The type of care a child needs during this crucial time is simply that of an attentive, responsive parent. As Gerhardt explains in her seminal work Why Love Matters, research has hsown that when a baby experiences distress and a parent acts to relieve it, dopamine is produced in the baby’s brain which actively constructs the prefrontal cortex, which is responsible for self-awareness, social awareness and other important skills. Prolonged experiences of stress can have the opposite effect. In other words, the brain of the unloved child will develop less healthily than that of a baby who receives much love and attention. This, combined with the aforementioned studies into the effects of talking to a baby, makes a compelling case for a higher priority to be placed upon early childhood care.

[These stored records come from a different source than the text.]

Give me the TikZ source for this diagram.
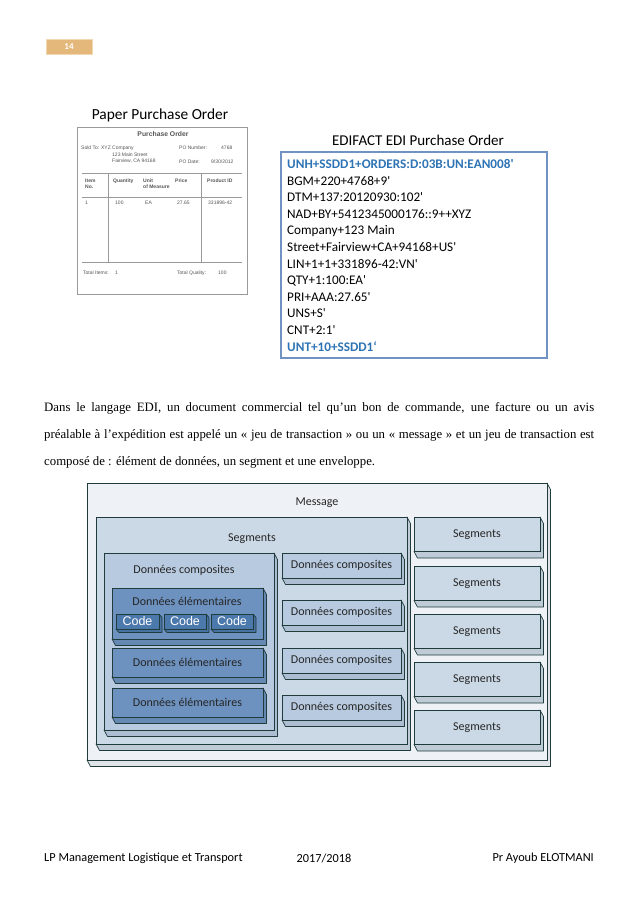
\documentclass[tikz,border=0pt]{standalone}
\usepackage{fontspec}
\setmainfont{Liberation Serif}
\newfontfamily\calfont{Carlito}
\newfontfamily\arialfont{Liberation Sans}
\definecolor{bord}{HTML}{1F3B3B}
\definecolor{msgc}{HTML}{EEF2F6}
\definecolor{segc}{HTML}{CBD8E5}
\definecolor{compc}{HTML}{B8CADF}
\definecolor{elemc}{HTML}{6D92C0}
\definecolor{codec}{HTML}{4C79AC}
\definecolor{edib}{HTML}{7093C3}
\definecolor{ediblue}{HTML}{2E74B5}
\definecolor{pgc}{HTML}{E4B87B}
\definecolor{pgb}{HTML}{F2D8B0}
\definecolor{pogray}{HTML}{9A9A9A}
\definecolor{potext}{HTML}{555555}
\newcommand\xbox[8]{%
  \filldraw[fill=#6!94!black, draw=bord, line width=0.7pt, line join=round]
    (#4,#3) -- ({#4+#7},{#3+#8}) -- ({#4+#7},{#5+#8}) -- ({#2+#7},{#5+#8}) -- (#2,#5) -- (#4,#5) -- cycle;
  \node[draw=bord, fill=#6, line width=0.7pt, inner sep=0pt,
    minimum width={(#4-#2)*1pt}, minimum height={(#5-#3)*1pt}]
    (#1) at ({(#2+#4)/2},{(#3+#5)/2}) {};
}
\tikzset{
  lbl/.style={font=\calfont\fontsize{12}{14}\selectfont, text=black!85, inner sep=0pt},
  codelbl/.style={font=\arialfont\fontsize{12.5}{14}\selectfont, text=white, inner sep=0pt},
  potxt/.style={font=\arialfont\fontsize{5}{6}\selectfont, text=potext, inner sep=0pt, anchor=west},
  pobold/.style={potxt, font=\arialfont\bfseries\fontsize{5}{6}\selectfont},
  poline/.style={draw=pogray, line width=0.6pt},
  edi/.style={font=\calfont\fontsize{13.2}{16}\selectfont, anchor=base west, inner sep=0pt},
  title/.style={font=\calfont\fontsize{15.4}{18}\selectfont, inner sep=0pt},
  body/.style={font=\fontsize{12.8}{15}\selectfont, anchor=base west, inner sep=0pt},
  foot/.style={font=\calfont\fontsize{12.3}{14}\selectfont, inner sep=0pt}
}
\begin{document}
\begin{tikzpicture}[x=1pt,y=-1pt]
\fill[white] (0,0) rectangle (638,903);
\useasboundingbox (0,0) rectangle (638,903);
% page number
\node[draw=pgb, fill=pgc, line width=0.8pt, minimum width=46pt, minimum height=15pt, inner sep=0pt,
  font=\calfont\bfseries\fontsize{9}{10}\selectfont, text=white] (pg) at (69,46.5) {14};
% paper purchase order
\node[title] (ptitle) at (160,115) {Paper Purchase Order};
\draw[draw=pogray, line width=0.8pt] (77,127) rectangle (247,294);
\node[pobold, font=\arialfont\bfseries\fontsize{6.8}{8}\selectfont, anchor=center] (pot) at (163,134) {Purchase Order};
\node[potxt] (sold) at (81,148) {Sold To: XYZ Company};
\node[potxt] (addr1) at (112,155) {123 Main Street};
\node[potxt] (addr2) at (112,161.5) {Fairview, CA 94168};
\node[potxt] (pon) at (179,148) {PO Number:};
\node[potxt] (ponv) at (221,148) {4768};
\node[potxt] (pod) at (179,161.5) {PO Date:};
\node[potxt] (podv) at (211,161.5) {9/30/2012};
\draw[poline] (82,173) -- (242,173);
\draw[poline] (82,197) -- (242,197);
\draw[poline] (82,262) -- (242,262);
\draw[poline] (108,173) -- (108,262);
\draw[poline] (201,173) -- (201,262);
\node[pobold] (h1) at (85,181) {Item};
\node[pobold] (h1b) at (85,187) {No.};
\node[pobold] (h2) at (113,181) {Quantity};
\node[pobold] (h3) at (143,181) {Unit};
\node[pobold] (h3b) at (143,187) {of Measure};
\node[pobold] (h4) at (175,181) {Price};
\node[pobold] (h5) at (207,181) {Product ID};
\node[potxt] (r1) at (85,203) {1};
\node[potxt] (r2) at (115,203) {100};
\node[potxt] (r3) at (145,203) {EA};
\node[potxt] (r4) at (177,203) {27.65};
\node[potxt] (r5) at (208,203) {331896-42};
\node[potxt] (ti) at (83,273) {Total Items:};
\node[potxt] (tiv) at (115,273) {1};
\node[potxt] (tq) at (177,273) {Total Quality:};
\node[potxt] (tqv) at (218,273) {100};
% EDIFACT
\node[title, font=\calfont\fontsize{15}{18}\selectfont] (etitle) at (418,140) {EDIFACT EDI Purchase Order};
\draw[draw=edib, line width=1.5pt] (281,152) rectangle (547,358);
\foreach \t [count=\i] in {{\color{ediblue}\bfseries UNH+SSDD1+ORDERS:D:03B:UN:EAN008'},
  BGM+220+4768+9',DTM+137:20120930:102',NAD+BY+5412345000176::9++XYZ,
  Company+123 Main,Street+Fairview+CA+94168+US',LIN+1+1+331896-42:VN',
  QTY+1:100:EA',PRI+AAA:27.65',UNS+S',CNT+2:1',{\color{ediblue}\bfseries UNT+10+SSDD1‘}}
  \node[edi] (e\i) at (287,{168.5+16.6*(\i-1)}) {\t};
% paragraph
\node[body] (p1) at (44,411) {\hbox to 550pt{Dans le langage EDI, un document commercial tel qu’un bon de commande, une facture ou un avis}};
\node[body] (p2) at (44,438) {\hbox to 550pt{préalable à l’expédition est appelé un «~jeu de transaction~» ou un «~message~» et un jeu de transaction est}};
\node[body] (p3) at (44,465) {composé de : élément de données, un segment et une enveloppe.};
% diagram
\xbox{msg}{87}{483}{547}{760}{msgc}{3.5}{6.5}
\node[lbl] (msgt) at (317,503) {Message};
\xbox{segbig}{96}{517}{407}{744}{segc}{3.5}{6.5}
\node[lbl] (segbigt) at (252,539) {Segments};
\xbox{compbig}{104}{553}{274}{730}{compc}{3.5}{6.5}
\node[lbl] (compbigt) at (184,570) {Données composites};
\xbox{el1}{112}{588}{263}{639}{elemc}{3.5}{6.5}
\node[lbl] (el1t) at (187,601) {Données élémentaires};
\xbox{c1}{116}{614}{159}{629}{codec}{3}{3.5}
\node[codelbl] (c1t) at (c1) {Code};
\xbox{c2}{164}{614}{206}{629}{codec}{3}{3.5}
\node[codelbl] (c2t) at (c2) {Code};
\xbox{c3}{211}{614}{253}{629}{codec}{3}{3.5}
\node[codelbl] (c3t) at (c3) {Code};
\xbox{el2}{112}{648}{263}{677}{elemc}{3.5}{6.5}
\node[lbl] (el2t) at (el2) {Données élémentaires};
\xbox{el3}{112}{688}{263}{717}{elemc}{3.5}{6.5}
\node[lbl] (el3t) at (el3) {Données élémentaires};
\foreach \y [count=\i] in {553,600,648,695}{
  \xbox{cp\i}{282}{\y}{401}{\y+25}{compc}{3.5}{6.5}
  \node[lbl] (cp\i t) at (cp\i) {Données composites};
}
\foreach \y [count=\i] in {517,566,614,662,710}{
  \xbox{sg\i}{414}{\y}{540}{\y+34.5}{segc}{3.5}{6.5}
  \node[lbl] (sg\i t) at (sg\i) {Segments};
}
% footer
\node[foot, anchor=west] (f1) at (44,858) {LP Management Logistique et Transport};
\node[foot] (f2) at (324,858) {2017/2018};
\node[foot, anchor=east] (f3) at (594,858) {Pr Ayoub ELOTMANI};
\end{tikzpicture}
\end{document}
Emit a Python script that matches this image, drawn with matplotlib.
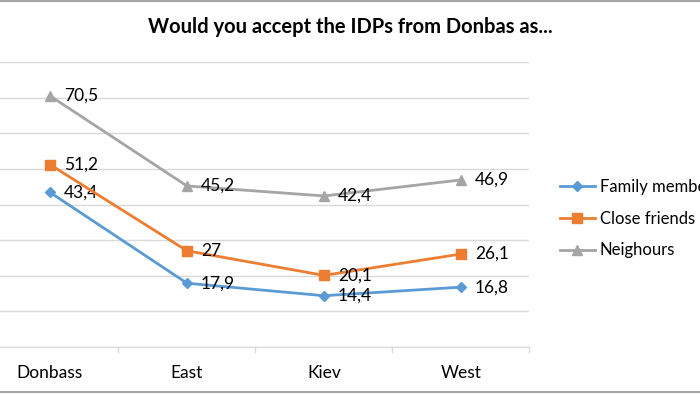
import matplotlib
matplotlib.use("Agg")
import matplotlib.pyplot as plt
from matplotlib.lines import Line2D

plt.rcParams['font.family'] = ['Lato', 'DejaVu Sans']

categories = ["Donbass", "East", "Kiev", "West"]
family = [43.4, 17.9, 14.4, 16.8]
friends = [51.2, 27, 20.1, 26.1]
neighbours = [70.5, 45.2, 42.4, 46.9]
labels_family = ["43,4", "17,9", "14,4", "16,8"]
labels_friends = ["51,2", "27", "20,1", "26,1"]
labels_neigh = ["70,5", "45,2", "42,4", "46,9"]
series_names = ["Family members", "Close friends", "Neighours"]

W, H = 700, 394
fig = plt.figure(figsize=(7, 3.94), dpi=100)
ax = fig.add_axes([-18.5 / W, 1 - 347 / H, 548 / W, 285 / H])

colors = ["#5B9BD5", "#ED7D31", "#A5A5A5"]
markers = ["D", "s", "^"]
msizes = [5, 7, 7]
x = list(range(len(categories)))
for vals, labs, c, m, ms, name in zip([family, friends, neighbours],
                                      [labels_family, labels_friends, labels_neigh],
                                      colors, markers, msizes, series_names):
    ax.plot(x, vals, color=c, lw=2, marker=m, ms=ms, label=name, zorder=3)
    for xi, v, t in zip(x, vals, labs):
        ax.annotate(t, (xi, v), xytext=(10, 0), textcoords="offset points",
                    va="center", ha="left", fontsize=12.5, color="#000000")

ax.set_xlim(-0.5, 3.5)
ax.set_ylim(0, 80)
ax.set_yticks(range(0, 81, 10))
ax.yaxis.grid(True, color="#D9D9D9", lw=1)
ax.set_axisbelow(True)
ax.tick_params(axis="y", left=False, labelleft=False)
ax.set_xticks(x)
ax.set_xticklabels(categories, fontsize=12.5)
ax.tick_params(axis="x", length=0, pad=13)
for xb in [0.5, 1.5, 2.5, 3.5]:
    ax.plot([xb, xb], [0, -1.3], color="#D9D9D9", lw=1, clip_on=False)
for s in ["top", "right", "left"]:
    ax.spines[s].set_visible(False)
ax.spines["bottom"].set_color("#D9D9D9")

fig.text(350 / W, 1 - 27 / H, "Would you accept the IDPs from Donbas as...",
         ha="center", va="center", fontsize=14.5, fontweight="bold")

handles = [Line2D([0], [0], color=c, lw=2, marker=m, ms=ms) for c, m, ms in zip(colors, markers, msizes)]
fig.legend(handles, series_names, loc="upper left", bbox_to_anchor=(548 / W, 1 - 167 / H),
           frameon=False, fontsize=12, handlelength=2.1, labelspacing=0.95, handletextpad=0.3,
           borderaxespad=0.3)

fig.add_artist(Line2D([0, 1], [1 - 1 / H, 1 - 1 / H], color="#A6A6A6", lw=1.5, transform=fig.transFigure))
fig.add_artist(Line2D([0, 1], [1 - 392 / H, 1 - 392 / H], color="#A6A6A6", lw=1.5, transform=fig.transFigure))

fig.savefig("out.png", dpi=100)
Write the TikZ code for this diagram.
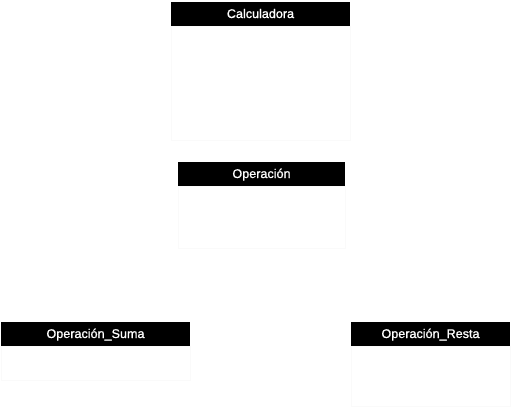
\documentclass[tikz,border=0pt]{standalone}
\usepackage{fontspec}
\setmainfont{Liberation Sans}
\newfontfamily\headfont[FakeBold=1]{Liberation Sans}
\tikzset{
    header/.style={rectangle, fill=black, text=white, inner sep=0pt, minimum height=24pt,
        text height=9pt, text depth=0pt, font=\headfont\fontsize{12.6}{14}\selectfont},
    body/.style={rectangle, draw=black!2, inner sep=0pt}
}

\begin{document}
\begin{tikzpicture}[x=1pt, y=-1pt]
    \useasboundingbox (0,0) rectangle (511,410);
    \node (A) [header, minimum width=179pt] at (260.5, 13.5) {Calculadora};
    \node (B) [header, minimum width=167pt] at (261.5, 173.5) {Operación};
    \node (C) [header, minimum width=189pt] at (95.5, 333.5) {Operación\_Suma};
    \node (D) [header, minimum width=159pt] at (430.5, 333.5) {Operación\_Resta};
    \node (A1) [body, minimum width=179pt, minimum height=114pt, anchor=north] at (A.south) {};
    \node (B1) [body, minimum width=167pt, minimum height=62pt, anchor=north] at (B.south) {};
    \node (C1) [body, minimum width=189pt, minimum height=34pt, anchor=north] at (C.south) {};
    \node (D1) [body, minimum width=159pt, minimum height=60pt, anchor=north] at (D.south) {};
\end{tikzpicture}
\end{document}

Currently, early childhood is sustaining an onslaught from a variety of sources. On the one hand, the Government is so keen to get women back into work that it provides powerful incentives for children to be separated from their parents and put into a large nursery well before the age of three, where they may not receive the attention they need. (Good quality early childhood care does not necessarily need to come from the mother; a father, grandmother or nanny, if sensitive to the needs of the baby and able to provide one-to-one care, can be just as good.) On the other, the ubiquity of television, iPads and mobiles creates an atmosphere of distraction and passivity, which can only have a detrimental impact on the level of quality time a parent spends with her children.

We ignore the needs of toddlers at our peril. The Britain of 2050 depends on the babies of today, and it is of paramount importance that we get it right now. Those vital, and very brief, first three years–and the women and men who have the wisdom to devote proper time and energy to it–should be properly valued and respected.